Two weeks later at Council, on November 25, she repackaged the same wording as an amendment to a different agenda item, the Lambeth Neighbourhood Connectivity Plan (item 8.1.11), on a separate file from the 4402 rezoning. The motion text on the public record:
“the Civic Administration BE DIRECTED to reassess the timing of the Marianna Drive sidewalk implementation in coordination with proposed residential development at 4402 Colonel Talbot Road.”
That amendment passed 15-0, with her own vote. It does not block the rezoning. It commits no funding. It directs staff to “reassess timing” on a sidewalk plan that already exists in the City’s connectivity backlog. Bills 413 and 427, the actual 4402 rezoning by-laws, passed minutes later in the same meeting, unanimously by voice vote, with no recorded objection from any councillor.
What is not in the staff report
The most useful thing about reading the report front to back is what isn’t in it.
- No school board letter. Neither TVDSB nor LDCSB was circulated for comment. The school board capped enrolment at the only remaining public Lambeth elementary school two years before this application was filed, and the City did not seek their input on the rezoning.
- A density override. The Southwest Area Secondary Plan caps Low Density Residential development at 30 units per hectare. This application is approved at 40. The override is in the by-law on a site-specific basis.
- Sanitary servicing through a private easement. The site has no direct sanitary sewer connection on Marianna Drive. Servicing runs through the property to the south, the Lambeth Health Organization parcel. Same family of landowners. The easement is recommendation (c)(iii) of the staff report.
What this is really about
Lambeth is not anti-housing. Every resident quoted above wrote in to ask for thoughtful, density-appropriate development. The objection is to a process that closed a school, sold the site, dropped 31 households on it, and dismissed the question of what happens to those households’ children in one sentence of a planning report.
4402 is one file. It is also a symptom. The recurring shape is this: staff make a recommendation, residents make the case against it, the councillor voices concerns, and the councillor signs off anyway. That pattern has played out on file after file under our current representation.

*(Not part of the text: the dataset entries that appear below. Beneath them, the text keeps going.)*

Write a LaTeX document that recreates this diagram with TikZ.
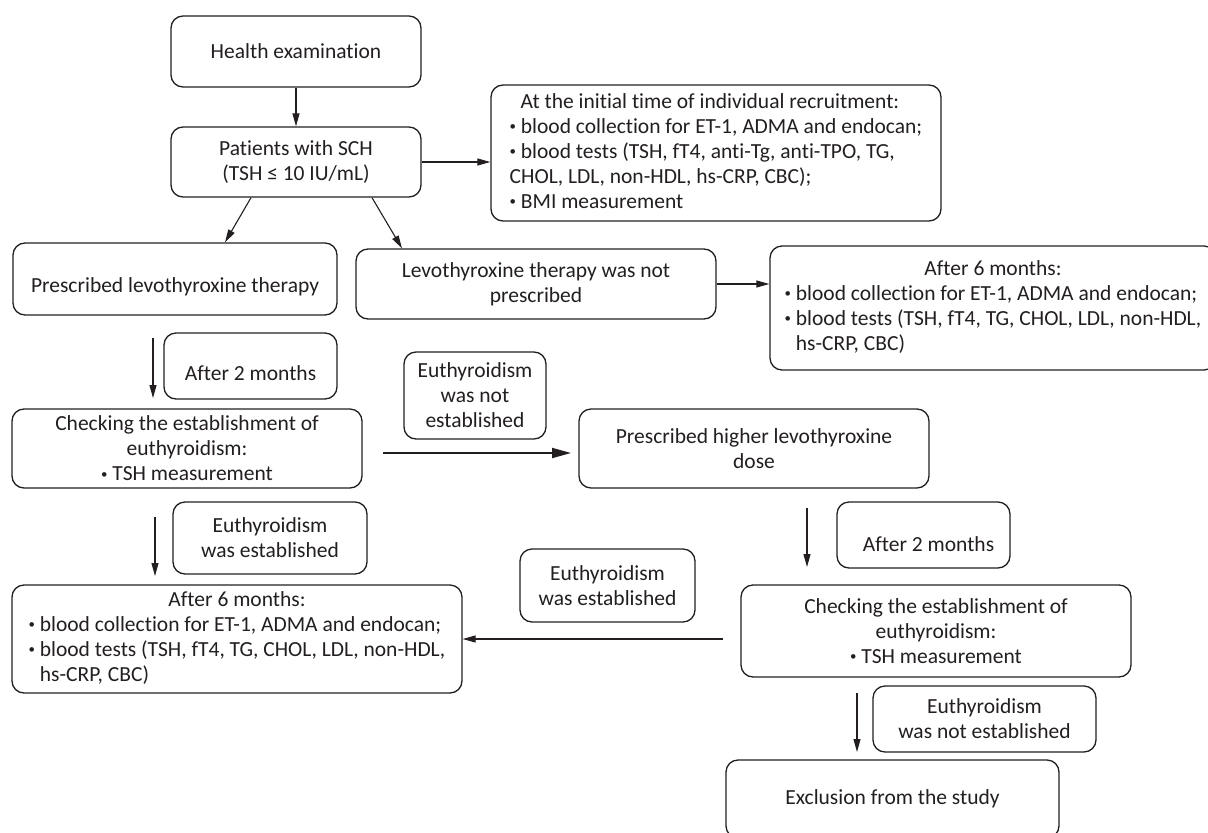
\documentclass[tikz,border=0pt]{standalone}
\usepackage{fontspec}
\setmainfont{Carlito}[Ligatures={NoCommon}]
\usetikzlibrary{arrows.meta}
\definecolor{ink}{HTML}{231F20}
\newcommand\flowbox[6]{\node[box,minimum width={#4-#2},minimum height={#5-#3}] (#1) at ({(#2+#4)/2},{(#3+#5)/2}) {#6};}
\newcommand\bul{\raisebox{0.12em}{\scalebox{0.6}{•}}}
\newcommand\lowered[2]{\raisebox{-#1}[\height][\depth]{#2}}
\begin{document}
\begin{tikzpicture}[x=1pt,y=-1pt,
  box/.style={draw=ink, line width=1.3pt, rounded corners=12pt, inner sep=0pt, align=center,
              font=\fontsize{21.5}{25}\selectfont, text=ink},
  arr/.style={draw=ink, line width=1.1pt, -{Triangle[length=13pt,width=7pt]}},
  bigarr/.style={draw=ink, line width=1.8pt, -{Triangle[length=19pt,width=10pt]}},
]
\fill[white] (0,0) rectangle (1208,833);
\useasboundingbox (0,0) rectangle (1208,833);
\clip (0,0) rectangle (1208,833);

\flowbox{health}{171}{16}{421}{87}{Health examination}
\flowbox{sch}{171}{127}{421}{197}{Patients with SCH\\(TSH ≤ 10 IU/mL)}
\flowbox{initial}{491}{85}{941}{221}{\begin{tabular}{@{}l@{}}\hspace*{11pt}At the initial time of individual recruitment:\\
\bul\ blood collection for ET-1, ADMA and endocan;\\
\bul\ blood tests (TSH, fT4, anti-Tg, anti-TPO, TG,\\
CHOL, LDL, non-HDL, hs-CRP, CBC);\\
\bul\ BMI measurement\end{tabular}}
\flowbox{presc}{13}{243}{337}{315}{\lowered{8pt}{Prescribed levothyroxine therapy}}
\flowbox{notpres}{356}{249}{716}{319}{Levothyroxine therapy was not\\prescribed}
\flowbox{after6r}{770}{246}{1216}{370}{\begin{tabular}{@{}l@{}}\multicolumn{1}{@{}c@{}}{After 6 months:}\\
\bul\ blood collection for ET-1, ADMA and endocan;\\
\bul\ blood tests (TSH, fT4, TG, CHOL, LDL, non-HDL,\\
\phantom{\bul\ }hs-CRP, CBC)\end{tabular}}
\flowbox{after2a}{164}{333}{337}{399}{\lowered{7pt}{After 2 months}}
\flowbox{check1}{12}{409}{362}{488}{Checking the establishment of\\euthyroidism:\\\bul\ TSH measurement}
\flowbox{eunot1}{404}{352}{546}{439}{Euthyroidism\\was not\\established}
\flowbox{higher}{579}{409}{929}{488}{Prescribed higher levothyroxine\\dose}
\flowbox{euest1}{173}{502}{367}{574}{Euthyroidism\\was established}
\flowbox{after6l}{12}{585}{462}{693}{\begin{tabular}{@{}l@{}}\multicolumn{1}{@{}c@{}}{After 6 months:}\\
\bul\ blood collection for ET-1, ADMA and endocan;\\
\bul\ blood tests (TSH, fT4, TG, CHOL, LDL, non-HDL,\\
\phantom{\bul\ }hs-CRP, CBC)\end{tabular}}
\flowbox{after2b}{837}{502}{1010}{568}{\lowered{9pt}{\hspace*{10pt}After 2 months}}
\flowbox{euest2}{520}{549}{695}{622}{Euthyroidism\\was established}
\flowbox{check2}{741}{585}{1131}{677}{Checking the establishment of\\euthyroidism:\\\bul\ TSH measurement}
\flowbox{eunot2}{873}{686}{1096}{752}{Euthyroidism\\was not established}
\flowbox{excl}{726}{760}{1059}{838}{Exclusion from the study}

\coordinate (a1s) at (153,338); \coordinate (a1e) at (153,398);
\coordinate (h1s) at (383,453); \coordinate (h1e) at (571,453);
\coordinate (a2s) at (155,517); \coordinate (a2e) at (155,576);
\coordinate (a3s) at (807,508); \coordinate (a3e) at (807,567);
\coordinate (l1s) at (723,639);
\coordinate (a4s) at (857,693); \coordinate (a4e) at (857,752);

\draw[arr] (health) -- (sch);
\draw[arr] (sch.east) -- (sch.east -| initial.west);
\draw[arr] ([xshift=-45pt]sch.south) -- ([xshift=50pt]presc.north);
\draw[arr] ([xshift=76pt]sch.south) -- ([xshift=-134pt]notpres.north);
\draw[arr] (notpres.east) -- (notpres.east -| after6r.west);
\draw[arr] (a1s) -- (a1e);
\draw[bigarr] (h1s) -- (h1e);
\draw[arr] (a2s) -- (a2e);
\draw[arr] (a3s) -- (a3e);
\draw[arr] (l1s) -- (l1s -| after6l.east);
\draw[arr] (a4s) -- (a4e);
\end{tikzpicture}
\end{document}
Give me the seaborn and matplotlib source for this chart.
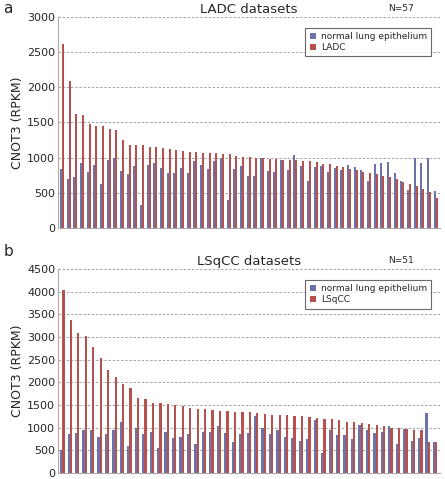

What 4402 illustrates is the response Lambeth needed and did not get. The London Plan is not a one-way ratchet that forces a yes. It is a set of commitments that residents can hold the City to. When the councillor’s reflex is to fold at the mere mention of the Plan, residents, and our community itself, pay the price. The job at the council table is to read the staff report, bring the receipts when the policies are invoked against the community, and use the City’s own tools against bad applications. Not to surrender without a fight.
When I wrote about 4402 last June, I did it because Lambeth deserved someone who would put the story on the record before the vote, in the City’s own language, and email it directly to the councillor in time for her to act on it. The committee and Council went the other way. That tells you something about who has been listening for the last term, and who has not.
On October 26, 2026, Ward 9 picks a councillor again. The standard must be the one Lambeth did not get this time: read the report, take the residents’ questions seriously, bring the receipts, and represent the will of the community.
Primary sources cited in this piece (all public records):
- City of London Staff Report OZ-25101, 4402 Colonel Talbot Road, November 12, 2025, including its appendix of public submissions.
- Planning and Environment Committee, 17th Meeting transcript, November 12, 2025 (opencouncil.xyz).
- Municipal Council, 18th Meeting transcript, November 25, 2025 (opencouncil.xyz).
- Planning and Environment Committee Post-Meeting Minutes, November 12, 2025 (City of London escribe).
- Thames Valley District School Board, “Enrolment Capping at Select Elementary Schools”, September 27, 2023.
- CBC News, Alessio Donnini, “Too much growth too fast, says councillor, of rezoning proposal in her ward”, July 14, 2025.
- Matt Millar, “The Proposed 4402 Colonel Talbot Road Development: Why It Undermines Lambeth’s Future”, June 30, 2025.